London: Britain has taken "precautionary" steps to boost security along its border with France, following the terror attack on the office of a magazine in Paris, British Home Secretary, Theresa May, said Thursday.
On Wednesday, gunmen burst into French satirical weekly Charlie Hebdo's office with automatic weapons, killing 12 people, including the editor of the weekly and three acclaimed cartoonists, and wounding more than 20 other people before escaping.
Britain's international terrorism threat level remained at "severe," the second highest of all five possible threat levels, which meant that a terrorist attack was "highly likely" and the public should remain vigilant, May said in a statement, according to a Xinhua report.

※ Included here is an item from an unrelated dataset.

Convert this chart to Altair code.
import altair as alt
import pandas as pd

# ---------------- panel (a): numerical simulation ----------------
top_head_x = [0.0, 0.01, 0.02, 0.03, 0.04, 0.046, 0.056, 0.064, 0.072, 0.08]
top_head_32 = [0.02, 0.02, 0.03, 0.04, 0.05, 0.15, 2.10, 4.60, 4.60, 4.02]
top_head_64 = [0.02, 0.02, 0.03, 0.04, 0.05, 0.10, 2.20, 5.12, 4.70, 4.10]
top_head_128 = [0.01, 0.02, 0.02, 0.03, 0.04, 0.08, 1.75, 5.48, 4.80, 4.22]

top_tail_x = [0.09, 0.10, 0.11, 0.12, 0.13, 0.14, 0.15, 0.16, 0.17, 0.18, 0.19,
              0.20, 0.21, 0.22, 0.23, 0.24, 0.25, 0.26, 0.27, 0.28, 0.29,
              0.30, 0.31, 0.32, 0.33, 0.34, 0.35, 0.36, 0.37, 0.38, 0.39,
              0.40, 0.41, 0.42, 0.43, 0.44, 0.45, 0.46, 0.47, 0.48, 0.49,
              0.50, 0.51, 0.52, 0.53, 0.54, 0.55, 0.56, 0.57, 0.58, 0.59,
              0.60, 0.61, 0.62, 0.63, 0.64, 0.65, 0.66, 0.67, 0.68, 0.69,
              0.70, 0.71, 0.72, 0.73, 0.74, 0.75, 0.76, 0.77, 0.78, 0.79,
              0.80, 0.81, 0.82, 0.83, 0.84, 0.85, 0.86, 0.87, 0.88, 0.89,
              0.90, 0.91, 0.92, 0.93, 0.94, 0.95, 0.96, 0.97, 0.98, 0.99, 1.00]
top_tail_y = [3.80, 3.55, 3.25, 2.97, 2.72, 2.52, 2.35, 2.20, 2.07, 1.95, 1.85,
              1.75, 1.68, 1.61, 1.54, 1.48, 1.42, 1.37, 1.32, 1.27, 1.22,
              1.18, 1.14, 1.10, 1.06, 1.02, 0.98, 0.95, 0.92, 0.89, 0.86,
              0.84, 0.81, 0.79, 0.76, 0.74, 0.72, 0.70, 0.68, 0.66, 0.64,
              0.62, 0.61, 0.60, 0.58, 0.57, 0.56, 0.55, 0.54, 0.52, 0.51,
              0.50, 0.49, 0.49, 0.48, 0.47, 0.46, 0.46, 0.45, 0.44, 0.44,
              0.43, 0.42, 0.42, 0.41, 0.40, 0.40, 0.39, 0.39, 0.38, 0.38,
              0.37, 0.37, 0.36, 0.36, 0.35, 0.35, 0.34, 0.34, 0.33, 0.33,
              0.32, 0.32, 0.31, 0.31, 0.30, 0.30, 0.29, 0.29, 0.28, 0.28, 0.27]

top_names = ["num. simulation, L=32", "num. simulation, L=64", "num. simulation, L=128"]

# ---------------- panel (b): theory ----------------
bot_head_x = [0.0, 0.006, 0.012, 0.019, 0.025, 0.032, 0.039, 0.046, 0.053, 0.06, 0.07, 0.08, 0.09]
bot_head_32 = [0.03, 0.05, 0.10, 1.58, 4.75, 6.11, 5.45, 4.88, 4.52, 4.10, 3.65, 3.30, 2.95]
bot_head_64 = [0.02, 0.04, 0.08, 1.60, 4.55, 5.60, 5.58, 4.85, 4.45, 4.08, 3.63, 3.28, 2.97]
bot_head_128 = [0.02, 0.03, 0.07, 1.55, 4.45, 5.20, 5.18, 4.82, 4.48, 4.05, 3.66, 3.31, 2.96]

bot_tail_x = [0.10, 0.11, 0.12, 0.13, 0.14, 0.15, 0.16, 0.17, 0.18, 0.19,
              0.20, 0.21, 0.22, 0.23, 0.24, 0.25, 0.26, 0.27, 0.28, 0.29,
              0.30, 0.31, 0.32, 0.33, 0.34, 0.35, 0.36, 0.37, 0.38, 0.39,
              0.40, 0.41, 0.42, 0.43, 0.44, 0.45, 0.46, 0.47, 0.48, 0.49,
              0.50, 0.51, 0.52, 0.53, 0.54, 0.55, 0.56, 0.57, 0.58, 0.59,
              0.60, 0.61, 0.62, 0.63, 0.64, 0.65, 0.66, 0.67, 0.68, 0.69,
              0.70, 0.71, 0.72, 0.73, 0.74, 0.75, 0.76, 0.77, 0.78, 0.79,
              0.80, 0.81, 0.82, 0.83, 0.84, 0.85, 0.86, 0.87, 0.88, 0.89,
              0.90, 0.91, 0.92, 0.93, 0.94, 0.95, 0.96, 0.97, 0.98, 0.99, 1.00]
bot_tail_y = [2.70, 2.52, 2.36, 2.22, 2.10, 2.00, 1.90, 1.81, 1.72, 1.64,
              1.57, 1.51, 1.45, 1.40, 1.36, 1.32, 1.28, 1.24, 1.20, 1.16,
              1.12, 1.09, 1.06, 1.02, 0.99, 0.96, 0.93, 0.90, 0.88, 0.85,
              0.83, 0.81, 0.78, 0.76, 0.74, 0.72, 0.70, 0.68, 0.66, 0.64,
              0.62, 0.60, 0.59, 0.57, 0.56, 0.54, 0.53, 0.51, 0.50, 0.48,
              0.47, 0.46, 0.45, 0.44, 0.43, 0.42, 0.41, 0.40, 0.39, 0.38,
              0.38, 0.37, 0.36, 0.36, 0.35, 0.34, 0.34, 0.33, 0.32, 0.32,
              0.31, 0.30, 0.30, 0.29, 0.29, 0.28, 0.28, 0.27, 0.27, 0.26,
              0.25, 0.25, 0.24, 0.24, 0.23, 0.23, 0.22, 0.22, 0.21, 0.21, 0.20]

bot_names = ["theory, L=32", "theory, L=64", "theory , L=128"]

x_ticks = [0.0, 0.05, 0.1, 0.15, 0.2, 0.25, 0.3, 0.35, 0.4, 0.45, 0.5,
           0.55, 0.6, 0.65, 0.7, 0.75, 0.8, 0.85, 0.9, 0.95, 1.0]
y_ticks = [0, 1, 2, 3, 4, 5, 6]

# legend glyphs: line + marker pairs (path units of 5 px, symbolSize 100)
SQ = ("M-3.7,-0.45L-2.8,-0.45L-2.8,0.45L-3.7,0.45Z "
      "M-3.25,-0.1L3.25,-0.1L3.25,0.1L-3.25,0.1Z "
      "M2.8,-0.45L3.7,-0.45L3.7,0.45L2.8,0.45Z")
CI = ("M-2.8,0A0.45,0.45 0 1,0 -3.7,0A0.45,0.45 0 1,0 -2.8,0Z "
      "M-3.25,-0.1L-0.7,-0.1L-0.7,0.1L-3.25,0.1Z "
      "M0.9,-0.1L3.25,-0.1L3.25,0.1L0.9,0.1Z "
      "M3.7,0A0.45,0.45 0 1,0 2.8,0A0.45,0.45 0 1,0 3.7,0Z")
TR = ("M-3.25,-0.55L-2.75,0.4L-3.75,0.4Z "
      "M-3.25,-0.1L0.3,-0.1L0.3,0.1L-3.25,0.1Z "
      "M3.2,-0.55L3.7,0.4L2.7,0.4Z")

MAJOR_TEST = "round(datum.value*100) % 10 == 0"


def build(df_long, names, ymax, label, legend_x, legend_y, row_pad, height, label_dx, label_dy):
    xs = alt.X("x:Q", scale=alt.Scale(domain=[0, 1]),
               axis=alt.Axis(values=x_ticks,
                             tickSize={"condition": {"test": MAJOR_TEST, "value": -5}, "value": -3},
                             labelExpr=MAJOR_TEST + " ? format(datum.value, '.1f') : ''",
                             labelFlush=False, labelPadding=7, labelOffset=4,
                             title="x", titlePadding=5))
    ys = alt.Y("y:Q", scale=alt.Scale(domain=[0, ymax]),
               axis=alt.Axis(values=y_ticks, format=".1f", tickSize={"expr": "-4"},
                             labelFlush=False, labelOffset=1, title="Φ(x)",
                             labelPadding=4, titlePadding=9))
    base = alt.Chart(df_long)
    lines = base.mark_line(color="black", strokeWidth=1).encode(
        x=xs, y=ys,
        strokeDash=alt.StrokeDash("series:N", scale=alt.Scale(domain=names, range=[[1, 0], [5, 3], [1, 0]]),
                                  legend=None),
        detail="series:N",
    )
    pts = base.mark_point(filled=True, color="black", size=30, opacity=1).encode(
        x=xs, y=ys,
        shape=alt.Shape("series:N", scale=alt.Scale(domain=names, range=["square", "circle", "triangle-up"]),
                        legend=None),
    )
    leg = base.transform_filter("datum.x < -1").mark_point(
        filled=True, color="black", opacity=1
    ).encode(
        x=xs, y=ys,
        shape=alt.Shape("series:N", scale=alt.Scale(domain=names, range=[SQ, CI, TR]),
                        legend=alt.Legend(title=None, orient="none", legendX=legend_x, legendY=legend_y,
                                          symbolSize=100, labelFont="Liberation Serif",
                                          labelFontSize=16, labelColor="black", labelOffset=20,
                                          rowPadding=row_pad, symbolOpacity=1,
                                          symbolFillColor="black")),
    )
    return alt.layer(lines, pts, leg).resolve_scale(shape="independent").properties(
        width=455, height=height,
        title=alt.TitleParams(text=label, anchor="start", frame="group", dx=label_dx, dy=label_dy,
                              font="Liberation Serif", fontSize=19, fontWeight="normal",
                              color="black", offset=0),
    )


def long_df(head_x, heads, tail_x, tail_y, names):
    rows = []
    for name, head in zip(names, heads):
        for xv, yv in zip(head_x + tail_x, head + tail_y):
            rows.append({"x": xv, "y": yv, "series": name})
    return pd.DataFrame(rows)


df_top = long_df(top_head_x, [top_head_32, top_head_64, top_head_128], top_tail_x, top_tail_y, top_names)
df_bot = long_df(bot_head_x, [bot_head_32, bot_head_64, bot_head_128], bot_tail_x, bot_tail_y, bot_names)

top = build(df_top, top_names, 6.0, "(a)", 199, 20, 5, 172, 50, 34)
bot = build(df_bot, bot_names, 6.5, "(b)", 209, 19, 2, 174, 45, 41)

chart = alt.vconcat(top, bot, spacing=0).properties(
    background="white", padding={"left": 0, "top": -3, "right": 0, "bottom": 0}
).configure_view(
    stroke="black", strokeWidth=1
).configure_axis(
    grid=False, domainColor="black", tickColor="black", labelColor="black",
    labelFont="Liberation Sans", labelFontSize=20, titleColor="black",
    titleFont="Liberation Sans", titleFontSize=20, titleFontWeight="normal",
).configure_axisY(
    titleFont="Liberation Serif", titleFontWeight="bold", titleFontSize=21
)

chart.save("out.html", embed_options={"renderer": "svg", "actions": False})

"We have offered France every assistance necessary, including full cooperation of our police, and security and intelligence agencies," she noted, adding that British officials were "in close contact with their French counterparts".

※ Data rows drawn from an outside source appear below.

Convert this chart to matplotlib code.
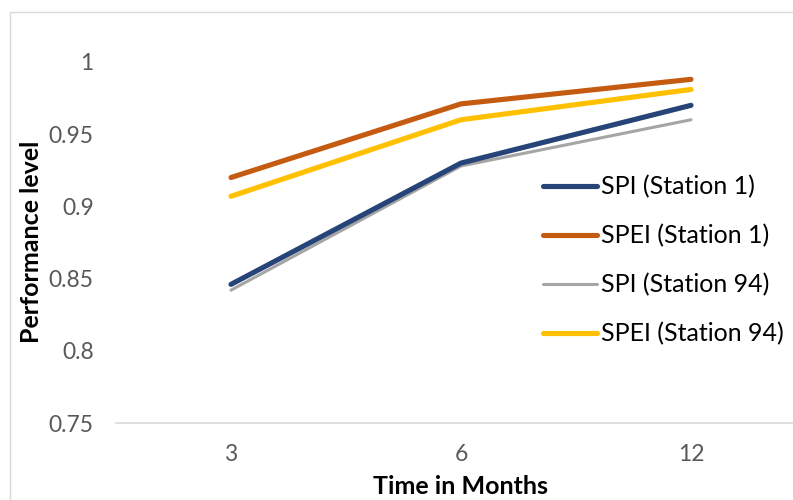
import matplotlib
matplotlib.use("Agg")
import matplotlib.pyplot as plt
from matplotlib.patches import Rectangle

plt.rcParams['font.family'] = ['Lato', 'DejaVu Sans']

months = ["3", "6", "12"]
spi_st1 = [0.846, 0.930, 0.970]
spei_st1 = [0.920, 0.971, 0.988]
spi_st94 = [0.842, 0.928, 0.960]
spei_st94 = [0.907, 0.960, 0.981]

series = [
    ("SPI (Station 1)", spi_st1, "#264478", 3.7, 4),
    ("SPEI (Station 1)", spei_st1, "#C55A11", 3.7, 3),
    ("SPI (Station 94)", spi_st94, "#A5A5A5", 2.2, 2),
    ("SPEI (Station 94)", spei_st94, "#FFC000", 3.7, 3),
]

W, H = 793, 500
fig = plt.figure(figsize=(W / 100, H / 100), dpi=100)

# outer chart border (runs off the right and bottom edges)
fig.patches.append(Rectangle((10 / W, -0.1), 1.2, 1 - 12 / H + 0.1,
                             transform=fig.transFigure, fill=False,
                             edgecolor="#D9D9D9", linewidth=1.0))

ax = fig.add_axes([116 / W, 1 - 423 / H, 690 / W, 361 / H])
x = list(range(len(months)))
for label, vals, color, lw, z in series:
    ax.plot(x, vals, color=color, linewidth=lw, label=label,
            solid_capstyle="round", solid_joinstyle="round", zorder=z)

ax.set_xlim(-0.5, len(months) - 0.5)
ax.set_ylim(0.75, 1.0)
ax.set_xticks(x)
ax.set_xticklabels(months)
ax.set_yticks([0.75, 0.8, 0.85, 0.9, 0.95, 1.0])
ax.set_yticklabels(["0.75", "0.8", "0.85", "0.9", "0.95", "1"])
ax.tick_params(axis="both", length=0, labelsize=16.5, labelcolor="#595959")
ax.tick_params(axis="x", pad=15)
ax.tick_params(axis="y", pad=16)

for side in ("top", "right", "left"):
    ax.spines[side].set_visible(False)
ax.spines["bottom"].set_color("#D9D9D9")
ax.spines["bottom"].set_linewidth(1.2)
ax.set_facecolor("none")

fig.text(461 / W, 1 - 487 / H, "Time in Months", ha="center", va="center",
         fontsize=18, fontweight="bold", color="black")
fig.text(32 / W, 1 - 242 / H, "Performance level", ha="center", va="center",
         rotation=90, fontsize=18, fontweight="bold", color="black")

ax.legend(loc="upper left", bbox_to_anchor=(543 / W, 1 - 175 / H),
          bbox_transform=fig.transFigure, frameon=False, fontsize=18,
          handlelength=2.16, handletextpad=0.16, labelspacing=1.03,
          borderpad=0, borderaxespad=0)

fig.savefig("out.png", dpi=100)
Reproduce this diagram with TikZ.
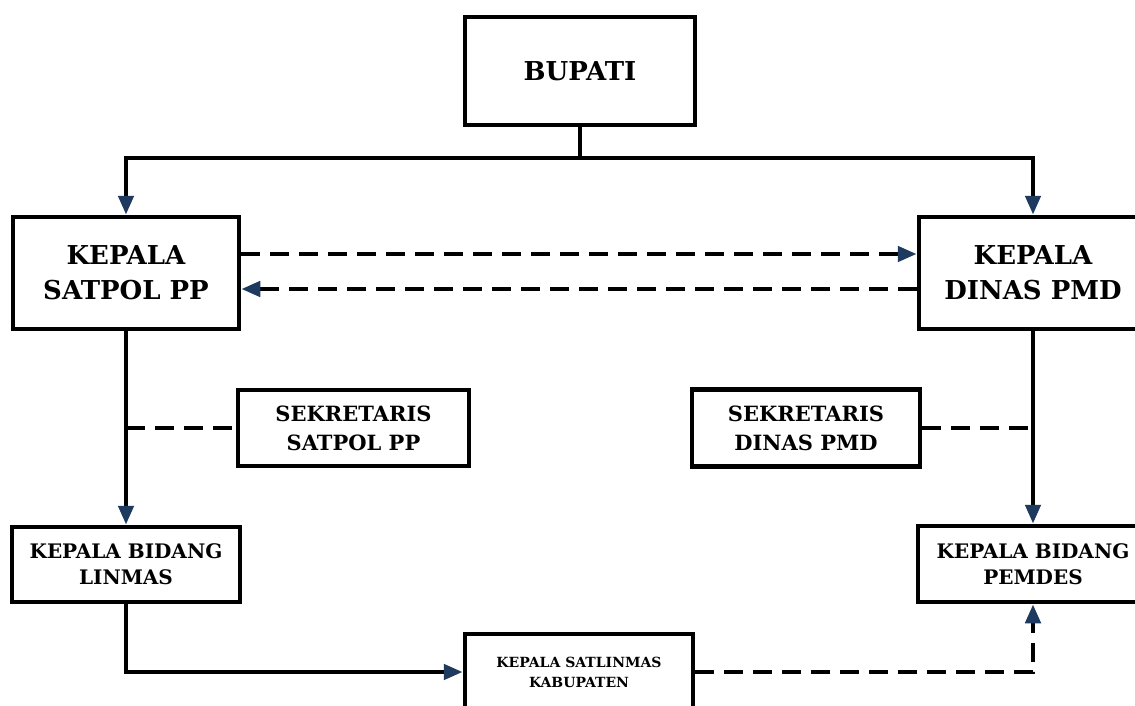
\documentclass[tikz,border=0pt]{standalone}
\usepackage{fontspec}
\setmainfont{DejaVu Serif}
\usetikzlibrary{arrows.meta}
\definecolor{navy}{HTML}{1F3A5F}
\begin{document}
\begin{tikzpicture}[x=1pt,y=-1pt,
  box/.style={draw, line width=4.5pt, inner sep=0pt, align=center},
  big/.style={font=\bfseries\fontsize{26}{35}\selectfont},
  sek/.style={font=\bfseries\fontsize{21}{29}\selectfont},
  bid/.style={font=\bfseries\fontsize{20}{26}\selectfont},
  sml/.style={font=\bfseries\fontsize{14}{20}\selectfont},
  conn/.style={line width=4.5pt},
  dsh/.style={line width=4.5pt, dash pattern=on 19pt off 10pt},
  tip/.style={-{Triangle[length=19pt,width=15pt,color=navy]}}]
\clip (0,0) rectangle (1135,706);
\fill[white] (0,0) rectangle (1135,706);
\node[box, big, minimum width=230pt, minimum height=108pt] (bupati) at (580,71) {BUPATI};
\node[box, big, minimum width=226pt, minimum height=112pt] (satpol) at (126,273) {KEPALA\\SATPOL PP};
\node[box, big, minimum width=228pt, minimum height=112pt] (dinas) at (1033,273) {KEPALA\\DINAS PMD};
\node[box, sek, minimum width=231pt, minimum height=76pt] (seksat) at (353.5,428) {SEKRETARIS\\SATPOL PP};
\node[box, sek, minimum width=228pt, minimum height=77pt] (sekdin) at (806,428) {SEKRETARIS\\DINAS PMD};
\node[box, bid, minimum width=228pt, minimum height=75pt] (linmas) at (126,564.5) {KEPALA BIDANG\\LINMAS};
\node[box, bid, minimum width=230pt, minimum height=76pt] (pemdes) at (1033,564) {KEPALA BIDANG\\PEMDES};
\node[box, sml, minimum width=228pt, minimum height=76pt] (satlin) at (579,672) {KEPALA SATLINMAS\\KABUPATEN};
\coordinate (top) at (580,158);
\draw[conn] (bupati.south) -- (top);
\draw[conn, tip] (top) -| (satpol.north);
\draw[conn, tip] (top) -| (dinas.north);
\draw[dsh, tip] ([yshift=19pt]satpol.east) -- ([yshift=19pt]dinas.west);
\draw[dsh, tip] ([yshift=-16pt]dinas.west) -- ([yshift=-16pt]satpol.east);
\draw[conn, tip] (satpol.south) -- (linmas.north);
\draw[conn, tip] (dinas.south) -- (pemdes.north);
\draw[dsh] (satpol.south |- seksat.west) -- (seksat.west);
\draw[dsh] (sekdin.east) -- (dinas.south |- sekdin.east);
\draw[conn, tip] (linmas.south) |- (satlin.west);
\draw[dsh, tip] (satlin.east) -| (pemdes.south);
\end{tikzpicture}
\end{document}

"The cowardly attacks that took place in Paris yesterday (Wednesday) have shocked and sickened people in the United Kingdom and around the world. And they are a reminder of the very serious threat we face from terrorism," May deplored.
"In deliberately targeting and murdering journalists, the terrorists were attacking freedom and democracy. And in murdering police officers, they attacked the people who risk their own safety every day to protect us and our way of life," the home secretary continued. On Thursday, May also chaired an emergency meeting to "consider Britain's response to the attacks and our own preparedness for a similar attack".
"I want to reiterate our commitment to standing with the French people against terror. The thoughts and prayers of all of us are with the families, friends and colleagues of the victims," she said. In August last year, Britain upgraded its international terrorism threat level from "substantial" to "severe".